The problem with this approach — as some of the smartest services firms are now realizing — is that it encourages internal competition rather than collaboration. Partners are incentivized to pursue their own wins rather than bringing in other practice areas that could have something that the client needs. Morale suffers.

Worse, if employees feel they’re being cut out of the action and lack a stake in the company’s success, they possibly leave for greener pastures where they can more fully share in the wins.

Better collaboration is the key to realizing the full potential of partnerships with today’s clients. Services firms are working with large companies that are global in nature, doing millions of dollars of work across multiple service lines and geographies.
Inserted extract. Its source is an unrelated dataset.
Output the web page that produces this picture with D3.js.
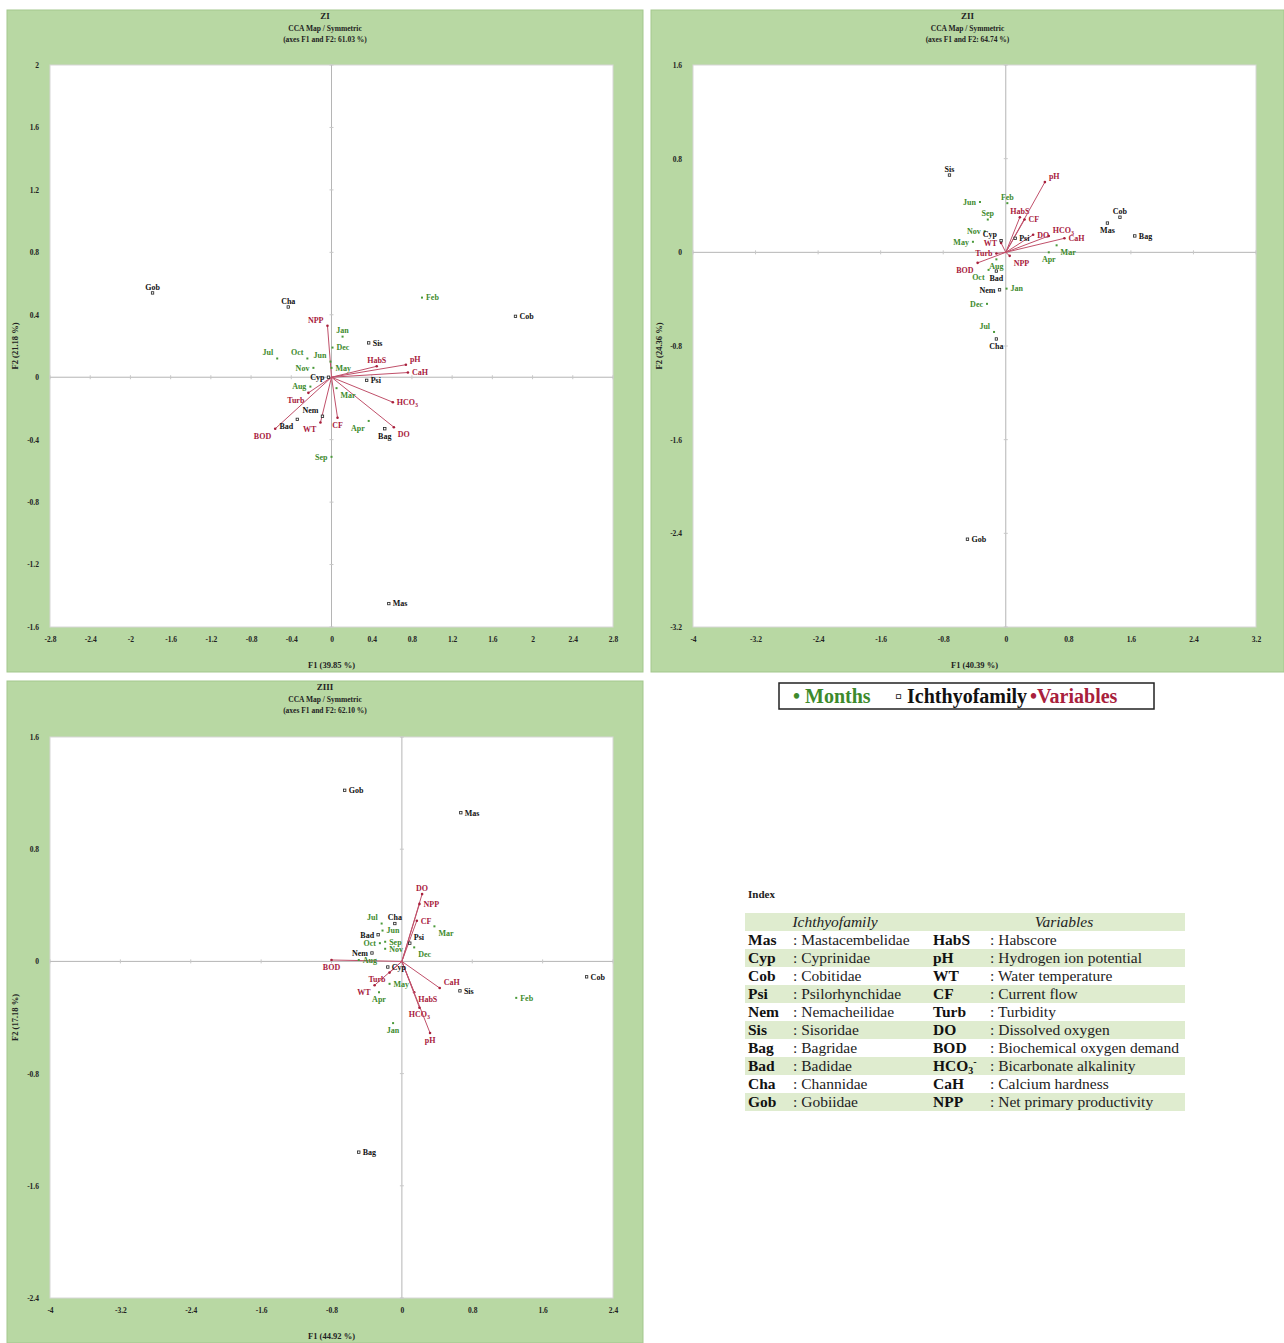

Globalized clients themselves are increasingly demanding a fuller suite of services from firms.

This demands a more sophisticated approach to incentives that recognizes the contribution of everyone on the team who helps maintain and strengthen a relationship as well as the initial sales win.

There’s no silver-bullet solution for services firms looking to revamp their compensation structures. But there are some key principles they should follow as they ask themselves how to encourage collaboration and incentivize a broader range of work.

• Be Nimble: Design a compensation and commission structure that is flexible and that evolves according to the firm’s strategic goals. In a year in which a firm aims to add more clients and expand to new regions, it makes sense to more highly reward new business wins. But the firm should be able to pivot to a different compensation structure when the overall business priority changes. If the following year’s strategic goal is to consolidate relations with existing customers through providing better service, different teams and achievements should be rewarded with incentives.

• Reward Work: Firms have traditionally over-rewarded initial sales and under-rewarded the work of maintaining and growing relationships even though the latter provides a path to more sustainable growth. As they re-think their compensation models, firms should be looking at ways to also reward work that leads to client retention or that expands business with existing clients. That could be through a collaboration credit system where points are awarded for work that leads to new or retained business, with the bonus pot divided up accordingly.

• Communicate Often: Clear and consistent dialogue about compensation policy is another essential element to implementing change. A lack of clarity over incentive policies can quickly lead to in-fighting over who gets the commission, hurting staff morale. Reforming the compensation system is a delicate change management challenge because it risks triggering resistance from those who’ve benefited richly from the old way of doing things. Nuanced communication from the top is crucial to address those concerns and to convince the whole team of the long-term benefits of an incentive structure that values different types of contribution.

The rainmakers can still make it rain and be richly rewarded for doing so. But an incentive system geared more toward collaboration is just an overdue recognition that they’re not the only ones producing the crops.